Mr. Stamps, 58, died Wednesday in Tallahassee, Fla. A private funeral is scheduled for Monday at a friend's house. A memorial service is planned in San Diego.
Although the random bullet that struck him in the lower back colored his life for decades to come, Mr. Stamps lived an active professional life as a counselor, author, musician and inventor.
The residue of May 4 remained with him. And he often reflected on it.
''The guardsmen who killed four students and wounded nine others have neither told the truth nor been held accountable for their actions,'' he wrote in a guest editorial for the Akron Beacon Journal in March 1996.
Mr. Stamps grew up in a white-collar neighborhood in the Cleveland suburb of South Euclid. His father was a career military man who would have ''rather seen me go to jail than go to Vietnam to fight, and he told me so,'' Mr. Stamps was quoted as saying.
Fateful decision
Because Mr. Stamps suffered from Crohn's disease, his doctor advised him to attend a college within a 45-minute radius of home. He chose Kent State.
His goals were simple.
''I wasn't even thinking about my future,'' he was quoted as saying in Kent State's Burr magazine in 2000. ''I just wanted to graduate because I was used to spending every summer in the hospital.''
He double-majored in Spanish and sociology during an exciting time, he said: ''Students felt as if they had the power to change the world.''
He was in the wrong place at the wrong time when the Ohio National Guard opened fire on the crowd at an anti-war rally at Kent State.
''Instinctively, I turned around and started to run away,'' he told the magazine. ''I took about three or four steps, and that's when it got me in the back.''
Mr. Stamps recalled sitting in the front seat of the ambulance for the ride to Robinson Memorial Hospital in nearby Ravenna.
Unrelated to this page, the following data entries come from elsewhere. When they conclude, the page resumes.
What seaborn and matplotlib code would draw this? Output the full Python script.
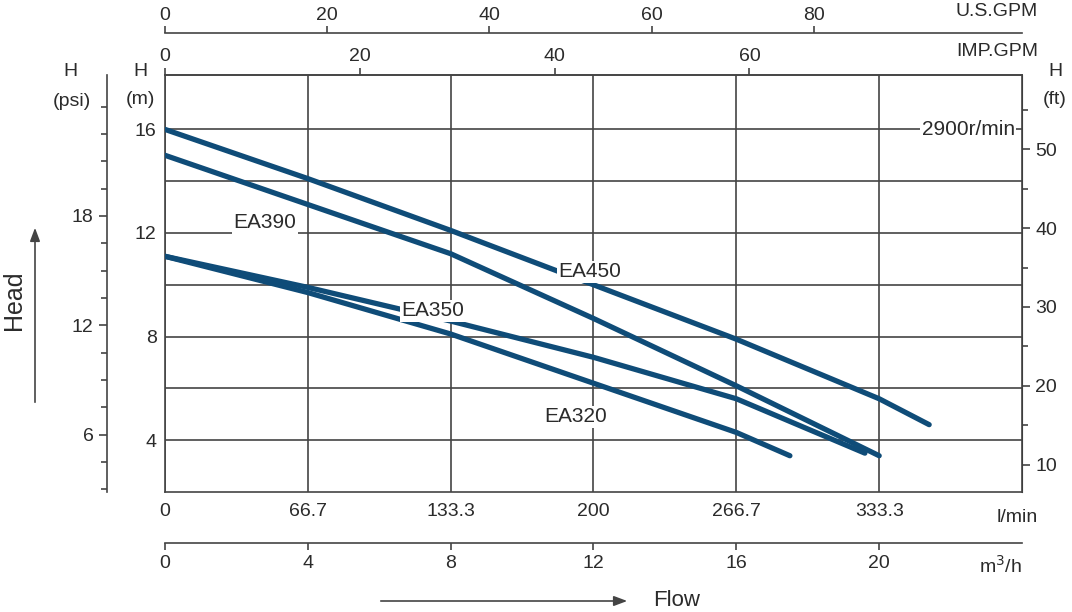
import numpy as np
import pandas as pd
import matplotlib
matplotlib.use("Agg")
import matplotlib.pyplot as plt
import seaborn as sns

# pump curves: flow (m3/h) vs head (m)
flow_450 = [0, 4, 8, 12, 16, 20, 21.4]
head_450 = [16.0, 14.1, 12.1, 10.0, 7.9, 5.6, 4.6]
flow_390 = [0, 4, 8, 12, 16, 20]
head_390 = [15.0, 13.1, 11.2, 8.7, 6.1, 3.4]
flow_350 = [0, 4, 8, 12, 16, 19.6]
head_350 = [11.1, 9.9, 8.6, 7.2, 5.6, 3.5]
flow_320 = [0, 4, 8, 12, 16, 17.5]
head_320 = [11.1, 9.7, 8.1, 6.2, 4.3, 3.4]

labels = ["EA450", "EA390", "EA350", "EA320"]
label_pos = [(11.9, 10.5), (2.8, 12.4), (7.5, 9.0), (11.5, 4.9)]

lmin_ticks = [0, 66.7, 133.3, 200, 266.7, 333.3]
m3h_ticks = [0, 4, 8, 12, 16, 20]
imp_ticks = [0, 20, 40, 60]
us_ticks = [0, 20, 40, 60, 80]
psi_ticks = [6, 12, 18]
ft_ticks = [10, 20, 30, 40, 50]

sns.set_style("white")
plt.rcParams["font.family"] = ["Liberation Sans", "DejaVu Sans"]
TXT = "#2b2b2b"
LINE = "#444444"
CURVE = "#0f4c78"
FS = 14

fig = plt.figure(figsize=(10.72, 6.12), dpi=100)
ax = fig.add_axes([165/1072, 1-492/612, 857/1072, 417/612])
ax.set_xlim(0, 24)
ax.set_ylim(2, 18.1)

df = pd.concat([
    pd.DataFrame({"flow": flow_450, "head": head_450, "model": "EA450"}),
    pd.DataFrame({"flow": flow_390, "head": head_390, "model": "EA390"}),
    pd.DataFrame({"flow": flow_350, "head": head_350, "model": "EA350"}),
    pd.DataFrame({"flow": flow_320, "head": head_320, "model": "EA320"}),
])
sns.lineplot(data=df, x="flow", y="head", units="model", estimator=None,
             sort=False, color=CURVE, lw=3.8, ax=ax, zorder=3, legend=False)

for name, (x, y) in zip(labels, label_pos):
    ax.text(x, y, name, fontsize=15, color=TXT, ha="center", va="center", zorder=4,
            bbox=dict(facecolor="white", edgecolor="none", pad=1))
ax.text(23.8, 16.0, "2900r/min", fontsize=15, color=TXT, ha="right", va="center",
        zorder=4, bbox=dict(facecolor="white", edgecolor="none", pad=1))

ax.set_xticks(m3h_ticks)
ax.set_yticks([4, 8, 12, 16])
ax.set_yticks(np.arange(4, 18, 2), minor=True)
ax.grid(True, which="both", color=LINE, lw=1.2)
ax.set_xlabel("")
ax.set_ylabel("")
for s in ax.spines.values():
    s.set_color(LINE)
    s.set_linewidth(1.2)

# bottom spine: l/min
ax.set_xticklabels([str(t) for t in lmin_ticks])
ax.tick_params(axis="x", colors=LINE, labelcolor=TXT, labelsize=FS, length=0, pad=8)
ax.tick_params(axis="y", colors=LINE, labelcolor=TXT, labelsize=FS, length=0, pad=6)

sec_m3h = ax.secondary_xaxis(-0.122)
sec_m3h.set_xticks(m3h_ticks)
sec_m3h.tick_params(colors=LINE, labelcolor=TXT, labelsize=FS, length=5, width=1.2)
sec_m3h.spines["bottom"].set_color(LINE)
sec_m3h.spines["bottom"].set_linewidth(1.2)

m3h_to_imp = (lambda x: x * 16.667 / 4.546, lambda g: g * 4.546 / 16.667)
m3h_to_us = (lambda x: x * 16.667 / 3.785, lambda g: g * 3.785 / 16.667)
sec_imp = ax.secondary_xaxis("top", functions=m3h_to_imp)
sec_imp.set_xticks(imp_ticks)
sec_imp.tick_params(colors=LINE, labelcolor=TXT, labelsize=FS, length=5, width=1.2, pad=2)
sec_us = ax.secondary_xaxis(1.10, functions=m3h_to_us)
sec_us.set_xticks(us_ticks)
sec_us.tick_params(colors=LINE, labelcolor=TXT, labelsize=FS, length=5, width=1.2, pad=2)
for sx in (sec_imp, sec_us):
    sx.spines["top"].set_color(LINE)
    sx.spines["top"].set_linewidth(1.2)

sec_psi = ax.secondary_yaxis(-0.068, functions=(lambda m: m * 1.422, lambda p: p / 1.422))
sec_psi.set_yticks(psi_ticks)
sec_psi.set_yticks(np.arange(3, 25, 1.5), minor=True)
sec_psi.tick_params(which="major", colors=LINE, labelcolor=TXT, labelsize=FS, length=6, width=1.2)
sec_psi.tick_params(which="minor", colors=LINE, length=4, width=1.2)
sec_psi.spines["left"].set_color(LINE)
sec_psi.spines["left"].set_linewidth(1.2)

sec_ft = ax.secondary_yaxis("right", functions=(lambda m: m * 3.281, lambda f: f / 3.281))
sec_ft.set_yticks(ft_ticks)
sec_ft.set_yticks(np.arange(10, 60, 5), minor=True)
sec_ft.tick_params(which="major", colors=LINE, labelcolor=TXT, labelsize=FS, length=6, width=1.2)
sec_ft.tick_params(which="minor", colors=LINE, length=4, width=1.2)

# axis captions in figure pixels
def ftext(x, y, s, size=FS, **kw):
    fig.text(x/1072, 1-y/612, s, color=TXT, fontsize=size, **kw)

ftext(1038, 12, "U.S.GPM", ha="right", va="center")
ftext(1038, 52, "IMP.GPM", ha="right", va="center")
ftext(1038, 518, "l/min", ha="right", va="center")
ftext(1022, 566, "m$^3$/h", ha="right", va="center")
ftext(70, 72, "H", ha="center", va="center")
ftext(72, 102, "(psi)", ha="center", va="center")
ftext(140, 72, "H", ha="center", va="center")
ftext(140, 100, "(m)", ha="center", va="center")
ftext(1055, 72, "H", ha="center", va="center")
ftext(1055, 100, "(ft)", ha="center", va="center")
ftext(14, 300, "Head", ha="center", va="center", rotation=90, size=18)
ftext(677, 600, "Flow", ha="center", va="center", size=16)

fig.add_artist(matplotlib.patches.FancyArrowPatch(
    (35/1072, 1-405/612), (35/1072, 1-225/612), transform=fig.transFigure,
    arrowstyle="-|>,head_length=8,head_width=3", color=LINE, lw=1.2))
fig.add_artist(matplotlib.patches.FancyArrowPatch(
    (378/1072, 1-601/612), (630/1072, 1-601/612), transform=fig.transFigure,
    arrowstyle="-|>,head_length=8,head_width=3", color=LINE, lw=1.2))

fig.savefig("out.png", dpi=100)
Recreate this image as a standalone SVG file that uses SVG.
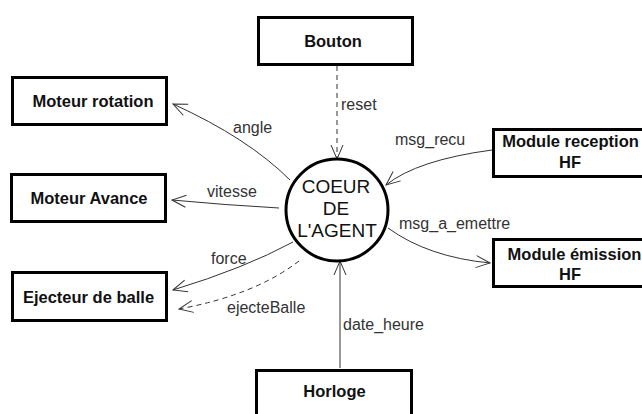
<svg xmlns="http://www.w3.org/2000/svg" width="642" height="414" viewBox="0 0 642 414">
<style>
.box{fill:#fff;stroke:#000;stroke-width:3}
.nt{font-family:"Liberation Sans",Arial,sans-serif;font-weight:bold;font-size:16.5px;fill:#111;text-anchor:middle}
.ct{font-family:"Liberation Sans",Arial,sans-serif;font-size:19px;fill:#111;text-anchor:middle}
.lb{font-family:"Liberation Sans",Arial,sans-serif;font-size:16px;fill:#333}
.cn{fill:none;stroke:#333;stroke-width:1;marker-end:url(#arr)}
.dash{stroke-dasharray:5,4}
</style>
<defs>
<marker id="arr" markerUnits="userSpaceOnUse" viewBox="-16 -8 18 16" refX="0" refY="0" markerWidth="18" markerHeight="16" orient="auto">
<path d="M-14,-6 L0,0 L-14,6" fill="none" stroke="#333" stroke-width="1"/>
</marker>
</defs>
<rect width="642" height="414" fill="#fff"/>
<g id="connectors">
<path class="cn dash" d="M337,66 L337,159"/>
<path class="cn" d="M290,180 Q248,138 173,104"/>
<path class="cn" d="M279,208 Q225,205 172,200"/>
<path class="cn" d="M293,242 Q245,268 173,290"/>
<path class="cn dash" d="M299,261 Q255,295 179,309"/>
<path class="cn" d="M492,150 Q417,160 386,185"/>
<path class="cn" d="M388,228 Q428,257 490,263"/>
<path class="cn" d="M340,368 L340,261"/>
<text class="lb" x="341" y="110">reset</text>
<text class="lb" x="233" y="133">angle</text>
<text class="lb" x="207" y="197">vitesse</text>
<text class="lb" x="211" y="264">force</text>
<text class="lb" x="227" y="313">ejecteBalle</text>
<text class="lb" x="395" y="145">msg_recu</text>
<text class="lb" x="399" y="229">msg_a_emettre</text>
<text class="lb" x="343" y="330">date_heure</text>
</g>
<g id="coeur">
<circle cx="337" cy="210" r="51" fill="#fff" stroke="#000" stroke-width="3"/>
<text class="ct" x="336" y="193">COEUR</text>
<text class="ct" x="336" y="215">DE</text>
<text class="ct" x="337" y="237">L'AGENT</text>
</g>
<g id="bouton">
<rect class="box" x="258.5" y="17.5" width="154" height="47"/>
<text class="nt" x="333" y="47">Bouton</text>
</g>
<g id="moteur-rotation">
<rect class="box" x="12.5" y="77.5" width="154" height="47"/>
<text class="nt" x="93" y="107">Moteur rotation</text>
</g>
<g id="moteur-avance">
<rect class="box" x="11.5" y="174.5" width="154" height="47"/>
<text class="nt" x="89" y="204">Moteur Avance</text>
</g>
<g id="ejecteur">
<rect class="box" x="12.5" y="272.5" width="154" height="48"/>
<text class="nt" x="88.5" y="303">Ejecteur de balle</text>
</g>
<g id="horloge">
<rect class="box" x="256.5" y="370.5" width="155" height="60"/>
<text class="nt" x="334.5" y="397">Horloge</text>
</g>
<g id="module-reception">
<rect class="box" x="493.5" y="129.5" width="154" height="47"/>
<text class="nt" x="570.5" y="147">Module reception</text>
<text class="nt" x="570" y="168">HF</text>
</g>
<g id="module-emission">
<rect class="box" x="493.5" y="239.5" width="154" height="47"/>
<text class="nt" x="574.5" y="260">Module émission</text>
<text class="nt" x="570" y="280">HF</text>
</g>
</svg>
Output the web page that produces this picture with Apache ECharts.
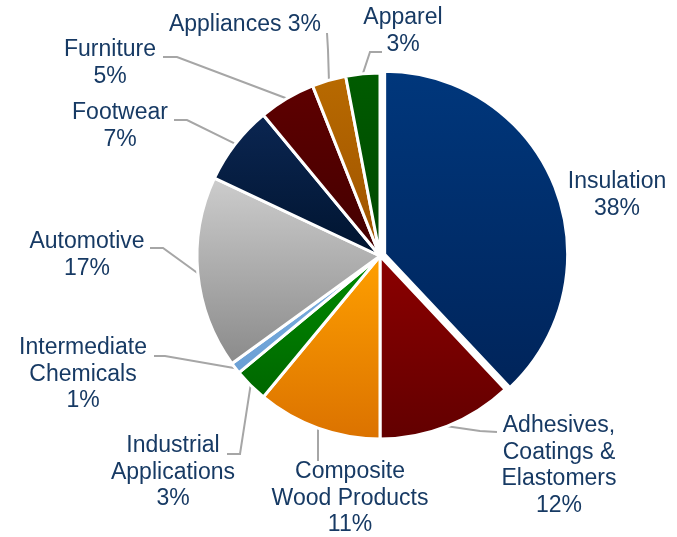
<!DOCTYPE html>
<html>
<head>
<meta charset="utf-8">
<script src="https://cdn.jsdelivr.net/npm/echarts@6/dist/echarts.min.js"></script>
<style>
  html, body { margin: 0; padding: 0; background: #fff; }
  #chart { width: 677px; height: 537px; }
</style>
</head>
<body>
<div id="chart"></div>
<script>
// End-use segments, clockwise from 12 o'clock
const categories = [
  'Insulation',
  'Adhesives,\nCoatings &\nElastomers',
  'Composite\nWood Products',
  'Industrial\nApplications',
  'Intermediate\nChemicals',
  'Automotive',
  'Footwear',
  'Furniture',
  'Appliances',
  'Apparel'
];
const shares = [38, 12, 11, 3, 1, 17, 7, 5, 3, 3];

// Slice fills: vertical gradient from top colour to bottom colour
const fillTop    = ['#00377c', '#8c0000', '#ffa000', '#008c00', '#7db0e2', '#cdcdcd', '#0b2652', '#5e0000', '#b86a00', '#005c00'];
const fillBottom = ['#00245a', '#620000', '#db7200', '#006600', '#6a9fd4', '#8a8a8a', '#00142f', '#430000', '#9e5200', '#004600'];

// Label placement: centre x, centre y of first text line, leader bend and end
const labelSpots = [
  { x: 617, y: 182, leader: null },
  { x: 559, y: 426, leader: [[480, 431], [497, 432]] },
  { x: 350, y: 472, leader: [[318, 445], [318, 461]] },
  { x: 173, y: 446, leader: [[240, 454], [227, 454]] },
  { x: 83,  y: 348, leader: [[165, 356], [154, 356]] },
  { x: 87,  y: 242, leader: [[163, 248], [150, 248]] },
  { x: 120, y: 113, leader: [[187, 120], [174, 120]] },
  { x: 110, y: 50,  leader: [[177, 57], [163, 57]] },
  { x: 245, y: 25,  leader: [[328, 50], [327, 33]] },
  { x: 403, y: 18,  leader: [[370, 52], [382, 52]] }
];
const valueOnSameLine = [false, false, false, false, false, false, false, false, true, false];

// The first segment is pulled out of the pie
const explodedIndex = 0;
const explodeDistance = 5;

const PIE_CENTER = [380, 256];
const PIE_RADIUS = 183;
const LINE_H = 26.5;

const total = shares.reduce((a, b) => a + b, 0);
const before = shares.slice(0, explodedIndex).reduce((a, b) => a + b, 0);
const midAngle = (before + shares[explodedIndex] / 2) / total * 2 * Math.PI; // clockwise from top
const explodedCenter = [
  PIE_CENTER[0] + explodeDistance * Math.sin(midAngle),
  PIE_CENTER[1] - explodeDistance * Math.cos(midAngle)
];

const fill = i => ({
  type: 'linear', x: 0, y: 0, x2: 0, y2: 1,
  colorStops: [
    { offset: 0, color: fillTop[i] },
    { offset: 1, color: fillBottom[i] }
  ]
});

const hiddenSlice = { color: 'rgba(0,0,0,0)', borderWidth: 0 };

// Main pie: every segment except the exploded one
const mainData = categories.map((name, i) => ({
  name: name,
  value: shares[i],
  itemStyle: i === explodedIndex ? hiddenSlice : { color: fill(i) },
  label: { show: i !== explodedIndex },
  labelLine: { show: i !== explodedIndex && !!labelSpots[i].leader }
}));

// Second pie, shifted outward: only the exploded segment is painted
const explodedData = categories.map((name, i) => ({
  name: name,
  value: shares[i],
  itemStyle: i === explodedIndex ? { color: fill(i) } : hiddenSlice,
  label: { show: i === explodedIndex },
  labelLine: { show: false }
}));

const labelStyle = {
  show: true,
  position: 'outside',
  color: '#173a64',
  fontFamily: '"Liberation Sans", Arial, sans-serif',
  fontSize: 23,
  lineHeight: LINE_H,
  align: 'center',
  formatter: p => p.name + (valueOnSameLine[p.dataIndex] ? ' ' : '\n') + p.value + '%'
};

const placeLabel = params => {
  const spot = labelSpots[params.dataIndex];
  const out = {
    x: spot.x,
    y: spot.y - LINE_H / 2,
    align: 'center',
    verticalAlign: 'top'
  };
  if (spot.leader && params.labelLinePoints) {
    out.labelLinePoints = [params.labelLinePoints[0]].concat(spot.leader);
  }
  return out;
};

const basePie = {
  type: 'pie',
  radius: PIE_RADIUS,
  startAngle: 90,
  clockwise: true,
  avoidLabelOverlap: false,
  itemStyle: { borderColor: '#ffffff', borderWidth: 3 },
  label: labelStyle,
  labelLine: {
    show: true,
    smooth: false,
    lineStyle: { color: '#a6a6a6', width: 2 }
  },
  labelLayout: placeLabel,
  emphasis: { disabled: true },
  silent: true
};

const chart = echarts.init(document.getElementById('chart'), null, { renderer: 'canvas' });
chart.setOption({
  animation: false,
  backgroundColor: '#ffffff',
  series: [
    Object.assign({}, basePie, { center: PIE_CENTER, data: mainData }),
    Object.assign({}, basePie, { center: explodedCenter, data: explodedData })
  ]
});
</script>
</body>
</html>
Behind him were Allison Krause and Jeffrey Miller, both of whom died from their wounds.
The next day, Mr. Stamps' parents took him to University Hospitals in Cleveland for care of the bullet wound that entered through his back, went down into his leg and broke his femur bone.
Eventually, Mr. Stamps returned to Kent State to finish his bachelor's degree, graduating magna cum laude.
Professional life
He continued his studies at KSU, earning a master's degree in sociology in 1975 and a master's degree in journalism and mass communication in 1999.
Mr. Stamps wore many hats in his professional life. He was a teacher and a counselor treating the alcohol and drug-addicted. He wrote three nonfiction books, including No Risk Used Car Buying in 2001. He also was a songwriter.
He ran a business calledauthorswanted.com to help others write manuscripts, find agents and publish their work.
In 2000, Mr. Stamps spoke out against plans to include a taped speech by convicted cop killer Mumia Abu-Jamal in the May 4 commemoration, fearing his comments would shift the focus of the annual event.
Toward the end of his life, Mr. Stamps was beset by Lyme disease. He and his wife, Teresa Sumrall, set up a Web site that asked for donations.
''The medical and associated costs to treat this illness are staggering,'' the Web site read.
Mr. Stamps never forgot about what happened at Kent State.
''What I thought about then is that we had a military industrial complex in charge of things, profiting handsomely from making war. And I think the same thing today,'' he told the Burr.
Mr. Stamps is survived by his wife.
Arrangements were being handled by Beggs Funeral Home in Madison, Fla.